WHAT YOU WILL DO: Return every line below in which "with" appears.

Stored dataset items
*****

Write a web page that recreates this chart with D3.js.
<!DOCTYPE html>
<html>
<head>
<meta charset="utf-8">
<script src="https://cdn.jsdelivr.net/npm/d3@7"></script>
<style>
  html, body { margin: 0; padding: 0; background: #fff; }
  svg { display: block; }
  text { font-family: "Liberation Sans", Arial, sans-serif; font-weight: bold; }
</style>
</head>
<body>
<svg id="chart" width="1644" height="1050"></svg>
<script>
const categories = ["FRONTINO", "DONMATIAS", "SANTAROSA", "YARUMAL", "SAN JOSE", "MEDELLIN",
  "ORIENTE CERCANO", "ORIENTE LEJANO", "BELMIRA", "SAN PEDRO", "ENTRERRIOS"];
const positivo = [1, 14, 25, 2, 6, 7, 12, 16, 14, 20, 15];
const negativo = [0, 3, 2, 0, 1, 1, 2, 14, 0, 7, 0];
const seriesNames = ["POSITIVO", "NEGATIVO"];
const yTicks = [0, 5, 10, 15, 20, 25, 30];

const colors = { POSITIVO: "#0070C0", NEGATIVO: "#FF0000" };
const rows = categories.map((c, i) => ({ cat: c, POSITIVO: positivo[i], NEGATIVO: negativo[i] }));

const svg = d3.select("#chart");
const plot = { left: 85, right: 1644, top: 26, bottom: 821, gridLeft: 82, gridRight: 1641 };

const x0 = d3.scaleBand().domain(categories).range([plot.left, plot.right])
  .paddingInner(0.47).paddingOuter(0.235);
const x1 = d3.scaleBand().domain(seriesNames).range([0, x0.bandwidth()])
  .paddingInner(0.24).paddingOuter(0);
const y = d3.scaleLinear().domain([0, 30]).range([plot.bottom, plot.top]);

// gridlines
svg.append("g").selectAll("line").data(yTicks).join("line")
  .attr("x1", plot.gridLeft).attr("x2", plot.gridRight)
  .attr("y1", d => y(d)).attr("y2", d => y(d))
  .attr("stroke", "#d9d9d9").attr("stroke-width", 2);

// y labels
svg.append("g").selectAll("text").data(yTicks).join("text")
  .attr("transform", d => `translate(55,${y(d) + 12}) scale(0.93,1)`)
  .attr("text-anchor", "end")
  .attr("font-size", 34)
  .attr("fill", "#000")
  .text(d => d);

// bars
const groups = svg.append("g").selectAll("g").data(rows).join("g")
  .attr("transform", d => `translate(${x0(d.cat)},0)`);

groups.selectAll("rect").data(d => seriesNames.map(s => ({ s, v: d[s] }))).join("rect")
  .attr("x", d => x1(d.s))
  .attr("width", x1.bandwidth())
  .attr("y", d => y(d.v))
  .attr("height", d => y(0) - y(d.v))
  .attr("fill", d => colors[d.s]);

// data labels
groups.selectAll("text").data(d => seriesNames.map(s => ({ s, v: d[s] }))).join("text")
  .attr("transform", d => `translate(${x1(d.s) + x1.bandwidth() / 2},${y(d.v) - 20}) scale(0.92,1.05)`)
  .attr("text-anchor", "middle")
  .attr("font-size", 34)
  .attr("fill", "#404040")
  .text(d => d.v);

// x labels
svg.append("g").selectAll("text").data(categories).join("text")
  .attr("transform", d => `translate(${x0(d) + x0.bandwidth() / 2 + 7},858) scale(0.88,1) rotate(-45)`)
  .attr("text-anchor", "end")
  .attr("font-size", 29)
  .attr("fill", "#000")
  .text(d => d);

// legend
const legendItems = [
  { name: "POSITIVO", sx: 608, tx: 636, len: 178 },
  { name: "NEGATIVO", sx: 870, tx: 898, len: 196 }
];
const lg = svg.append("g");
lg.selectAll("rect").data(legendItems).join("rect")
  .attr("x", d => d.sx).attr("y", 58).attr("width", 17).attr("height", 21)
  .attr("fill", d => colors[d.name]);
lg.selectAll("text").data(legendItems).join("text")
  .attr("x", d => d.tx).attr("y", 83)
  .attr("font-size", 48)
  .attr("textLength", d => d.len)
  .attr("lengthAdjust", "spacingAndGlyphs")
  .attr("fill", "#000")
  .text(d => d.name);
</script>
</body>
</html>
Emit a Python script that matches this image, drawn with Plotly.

*****

EXERCISE SOLUTION:
Write a web page that recreates this chart with D3.js.
Emit a Python script that matches this image, drawn with Plotly.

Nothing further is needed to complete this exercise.